Kernel creates a new
activation and does an upcall for one of the following reasons:
·
New processor
available. Runtime picks a user thread to run on it.
·
Existing
activation blocked (e.g. for I/O or page fault). Runtime picks another user
thread to run on the new activation.
·
Activation
unblocked and is now runnable. New activation includes processor context for two
old activations: the newly unblocked one and the one that was preempted in
order to make this notification. Why was it necessary to preempt a second
activation?
o To
obtain a processor to run on. See fig 1 in paper, where black spots represent
processors.
·
Activation lost
its processor (to another application). Similar to unblocked activation case:
new activation contains processor contexts for two old activations: the one
whose processor was allocated to another application and the one whose
processor is being used to run the new activation.
Runtime informs the
kernel of the following events:
·
No. runnable
threads = No. processors + -1
·
Tells the
kernel about transitions from needing another processor to not needing another
processor and vice-versa.
·
Don’t need to
tell kernel about greater disparities between the two because that won’t change
the kernel’s behavior.
·
All other
runtime thread operations are strictly user-level.
Result: get the
performance of user-level threads with the consistent behavior of kernel
threads.
Some details:
·
User-level
priority scheduling: may need to pull a lower priority user thread off of
another activation. This is done by having the runtime tell the kernel to
preempt the processor running the low priority user thread (only the kernel can
preempt a processor). The preempted processor is used to do an upcall back to
the application.
·
Dealing with
preempted activations running in critical sections:
o Runtime checks during an upcall whether the
preempted/unblocked user thread was running in a critical section. Continues
the user thread out of the critical section if so. Then puts the user thread on
the appropriate queue.
o Critical sections are detected by keeping a
hash table of section begin/end addresses that are computed by placing special
assembly instructions around critical sections in the object code and then
post-processing the object code.
3 key features about
this paper:
·
Goal is to get
user-level threads performance with the scheduling consistency provided by
kernel-level threads in a multiprogramming environment.
·
The problem to
solve: coordinating two independent thread schedulers: the kernel and the
application runtime.
·
Scheduler
activations used as a vessel to transmit information between the two as well as
to provide virtual processors for running user-level threads.
Some flaws:
·
Authors wave
their hands regarding the 5x slower upcall than kernel thread performance.
·
Only one
application was tested.

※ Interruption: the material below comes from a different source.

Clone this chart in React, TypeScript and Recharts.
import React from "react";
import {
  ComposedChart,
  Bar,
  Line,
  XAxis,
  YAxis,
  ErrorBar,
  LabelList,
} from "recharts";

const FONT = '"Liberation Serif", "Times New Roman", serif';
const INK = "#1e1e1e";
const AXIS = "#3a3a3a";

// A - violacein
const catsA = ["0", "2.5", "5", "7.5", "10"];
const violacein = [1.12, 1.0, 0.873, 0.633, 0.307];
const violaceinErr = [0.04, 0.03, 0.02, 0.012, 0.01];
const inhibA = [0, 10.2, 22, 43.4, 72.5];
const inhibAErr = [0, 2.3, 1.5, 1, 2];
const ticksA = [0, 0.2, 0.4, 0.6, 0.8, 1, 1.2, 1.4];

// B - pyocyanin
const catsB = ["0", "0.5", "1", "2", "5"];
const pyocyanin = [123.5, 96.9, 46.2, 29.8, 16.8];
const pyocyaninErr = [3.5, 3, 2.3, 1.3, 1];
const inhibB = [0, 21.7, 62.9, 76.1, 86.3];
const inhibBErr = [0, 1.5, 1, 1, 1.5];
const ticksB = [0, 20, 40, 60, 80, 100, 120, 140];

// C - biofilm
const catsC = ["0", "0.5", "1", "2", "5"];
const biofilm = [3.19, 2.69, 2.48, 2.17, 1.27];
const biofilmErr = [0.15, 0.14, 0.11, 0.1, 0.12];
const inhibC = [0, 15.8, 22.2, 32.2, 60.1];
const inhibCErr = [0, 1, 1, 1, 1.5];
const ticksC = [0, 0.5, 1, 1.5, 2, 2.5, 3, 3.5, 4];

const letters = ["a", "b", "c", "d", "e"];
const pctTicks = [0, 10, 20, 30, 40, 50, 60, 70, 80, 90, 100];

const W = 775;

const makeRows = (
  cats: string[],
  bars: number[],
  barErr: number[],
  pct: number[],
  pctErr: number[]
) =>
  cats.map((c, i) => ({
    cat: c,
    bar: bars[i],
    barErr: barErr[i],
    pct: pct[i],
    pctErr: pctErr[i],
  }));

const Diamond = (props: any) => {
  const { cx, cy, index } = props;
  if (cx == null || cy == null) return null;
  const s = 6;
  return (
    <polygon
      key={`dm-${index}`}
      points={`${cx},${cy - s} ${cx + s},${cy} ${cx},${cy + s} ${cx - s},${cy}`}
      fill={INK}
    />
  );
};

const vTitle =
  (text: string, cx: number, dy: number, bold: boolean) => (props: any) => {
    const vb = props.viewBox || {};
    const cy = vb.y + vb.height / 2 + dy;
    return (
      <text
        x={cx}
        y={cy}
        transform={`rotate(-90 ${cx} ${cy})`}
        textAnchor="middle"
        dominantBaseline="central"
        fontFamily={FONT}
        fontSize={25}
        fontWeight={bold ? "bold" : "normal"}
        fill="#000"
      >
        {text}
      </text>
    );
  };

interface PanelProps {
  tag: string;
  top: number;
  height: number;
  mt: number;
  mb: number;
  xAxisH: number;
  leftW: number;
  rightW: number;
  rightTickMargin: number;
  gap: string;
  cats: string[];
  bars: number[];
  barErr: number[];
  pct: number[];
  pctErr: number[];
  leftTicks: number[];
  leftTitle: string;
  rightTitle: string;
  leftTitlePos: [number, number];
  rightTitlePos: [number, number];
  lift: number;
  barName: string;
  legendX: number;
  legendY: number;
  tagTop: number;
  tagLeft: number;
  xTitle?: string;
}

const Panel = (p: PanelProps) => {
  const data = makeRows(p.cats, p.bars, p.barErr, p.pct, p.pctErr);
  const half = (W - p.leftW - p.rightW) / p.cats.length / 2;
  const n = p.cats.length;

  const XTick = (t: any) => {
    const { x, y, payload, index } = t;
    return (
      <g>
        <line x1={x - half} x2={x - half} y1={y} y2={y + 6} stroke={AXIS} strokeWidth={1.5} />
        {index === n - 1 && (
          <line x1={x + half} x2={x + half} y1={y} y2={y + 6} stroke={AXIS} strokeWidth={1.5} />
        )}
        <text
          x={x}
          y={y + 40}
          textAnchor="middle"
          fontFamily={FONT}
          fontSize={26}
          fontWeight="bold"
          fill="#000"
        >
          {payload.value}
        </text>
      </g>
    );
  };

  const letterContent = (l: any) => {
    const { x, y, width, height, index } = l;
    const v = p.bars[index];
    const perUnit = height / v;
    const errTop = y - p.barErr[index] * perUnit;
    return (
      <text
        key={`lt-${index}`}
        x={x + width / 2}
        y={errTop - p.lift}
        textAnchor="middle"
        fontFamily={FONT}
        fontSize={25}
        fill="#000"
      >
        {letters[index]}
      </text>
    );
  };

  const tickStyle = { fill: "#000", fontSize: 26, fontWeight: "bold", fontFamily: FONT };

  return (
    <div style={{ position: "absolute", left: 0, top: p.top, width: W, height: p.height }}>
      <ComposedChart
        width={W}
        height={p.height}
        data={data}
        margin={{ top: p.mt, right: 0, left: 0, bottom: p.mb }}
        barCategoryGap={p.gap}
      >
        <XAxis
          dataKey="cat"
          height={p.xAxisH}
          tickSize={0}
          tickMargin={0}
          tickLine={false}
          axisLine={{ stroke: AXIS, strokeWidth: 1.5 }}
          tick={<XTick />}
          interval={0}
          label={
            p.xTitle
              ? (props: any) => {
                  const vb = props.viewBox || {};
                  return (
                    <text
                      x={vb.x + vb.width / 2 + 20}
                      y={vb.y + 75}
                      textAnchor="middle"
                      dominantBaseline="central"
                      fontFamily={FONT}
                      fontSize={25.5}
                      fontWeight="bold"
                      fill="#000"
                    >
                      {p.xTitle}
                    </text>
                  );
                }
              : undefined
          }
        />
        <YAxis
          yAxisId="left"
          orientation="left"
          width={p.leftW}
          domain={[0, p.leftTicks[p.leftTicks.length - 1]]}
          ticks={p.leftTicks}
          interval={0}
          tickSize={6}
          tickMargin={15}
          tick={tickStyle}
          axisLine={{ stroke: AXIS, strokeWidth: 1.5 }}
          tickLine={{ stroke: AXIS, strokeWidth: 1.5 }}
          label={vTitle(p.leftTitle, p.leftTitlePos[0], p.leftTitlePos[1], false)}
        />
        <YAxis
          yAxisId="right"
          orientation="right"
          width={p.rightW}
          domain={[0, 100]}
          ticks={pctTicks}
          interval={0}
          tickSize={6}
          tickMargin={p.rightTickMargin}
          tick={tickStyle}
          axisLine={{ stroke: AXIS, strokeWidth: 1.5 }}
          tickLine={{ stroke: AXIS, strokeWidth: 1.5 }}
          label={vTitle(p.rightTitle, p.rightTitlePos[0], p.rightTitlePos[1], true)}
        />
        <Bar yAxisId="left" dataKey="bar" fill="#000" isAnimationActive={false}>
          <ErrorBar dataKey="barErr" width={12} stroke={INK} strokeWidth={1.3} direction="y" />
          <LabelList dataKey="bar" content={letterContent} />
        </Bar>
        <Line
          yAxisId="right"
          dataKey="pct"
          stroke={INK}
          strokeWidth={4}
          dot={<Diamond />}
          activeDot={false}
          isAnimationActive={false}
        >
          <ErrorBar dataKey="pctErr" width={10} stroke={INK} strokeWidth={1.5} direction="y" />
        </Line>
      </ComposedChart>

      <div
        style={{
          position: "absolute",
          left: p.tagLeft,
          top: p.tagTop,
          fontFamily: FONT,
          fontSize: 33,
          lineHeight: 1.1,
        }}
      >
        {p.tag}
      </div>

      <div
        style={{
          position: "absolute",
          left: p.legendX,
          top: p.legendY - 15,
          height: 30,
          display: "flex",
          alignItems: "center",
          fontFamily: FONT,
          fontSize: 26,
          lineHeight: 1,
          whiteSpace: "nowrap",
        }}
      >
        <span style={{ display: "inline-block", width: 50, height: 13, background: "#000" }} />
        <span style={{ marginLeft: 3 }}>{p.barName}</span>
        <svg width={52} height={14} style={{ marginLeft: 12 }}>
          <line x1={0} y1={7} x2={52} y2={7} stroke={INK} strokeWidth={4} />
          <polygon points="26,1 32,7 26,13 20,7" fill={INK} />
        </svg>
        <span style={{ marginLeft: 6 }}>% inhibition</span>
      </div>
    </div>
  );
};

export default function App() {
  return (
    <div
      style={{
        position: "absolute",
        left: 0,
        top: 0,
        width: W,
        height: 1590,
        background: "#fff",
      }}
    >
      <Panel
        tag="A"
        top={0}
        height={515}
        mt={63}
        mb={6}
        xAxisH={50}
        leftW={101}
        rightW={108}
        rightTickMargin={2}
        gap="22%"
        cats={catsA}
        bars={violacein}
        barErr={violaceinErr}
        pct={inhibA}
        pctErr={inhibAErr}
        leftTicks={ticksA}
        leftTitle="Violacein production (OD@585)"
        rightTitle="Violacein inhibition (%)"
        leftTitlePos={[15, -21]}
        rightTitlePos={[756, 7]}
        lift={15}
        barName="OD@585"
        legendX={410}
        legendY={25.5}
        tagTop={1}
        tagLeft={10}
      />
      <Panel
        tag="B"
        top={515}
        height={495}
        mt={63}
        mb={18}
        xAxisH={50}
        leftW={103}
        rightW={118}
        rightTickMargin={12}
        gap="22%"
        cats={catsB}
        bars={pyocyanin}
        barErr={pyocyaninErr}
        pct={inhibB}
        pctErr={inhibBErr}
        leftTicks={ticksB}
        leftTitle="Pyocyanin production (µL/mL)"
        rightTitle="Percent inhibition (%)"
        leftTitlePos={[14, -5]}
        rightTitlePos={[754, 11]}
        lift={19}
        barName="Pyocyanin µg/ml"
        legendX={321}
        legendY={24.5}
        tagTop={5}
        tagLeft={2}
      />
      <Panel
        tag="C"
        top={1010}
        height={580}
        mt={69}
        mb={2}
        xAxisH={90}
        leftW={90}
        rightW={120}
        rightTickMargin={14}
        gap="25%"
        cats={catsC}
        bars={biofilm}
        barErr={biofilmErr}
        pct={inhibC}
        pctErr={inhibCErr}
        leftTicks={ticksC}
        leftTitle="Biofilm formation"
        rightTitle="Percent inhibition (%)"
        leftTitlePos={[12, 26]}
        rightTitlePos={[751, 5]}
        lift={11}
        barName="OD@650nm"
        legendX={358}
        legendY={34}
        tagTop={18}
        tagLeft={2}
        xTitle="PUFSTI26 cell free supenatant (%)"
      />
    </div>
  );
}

How would “ordinary” user-level threads perform
relative to scheduler activations on other applications? Does the kernel’s
scheduling policy affect the relative performance in any interesting ways?
A lesson: Export your functionality (in this case, threads) out of the kernel for improved performance and flexibility and figure out how to interact with the kernel “just enough” to allow the kernel to do its job as “traffic cop” among competing applications.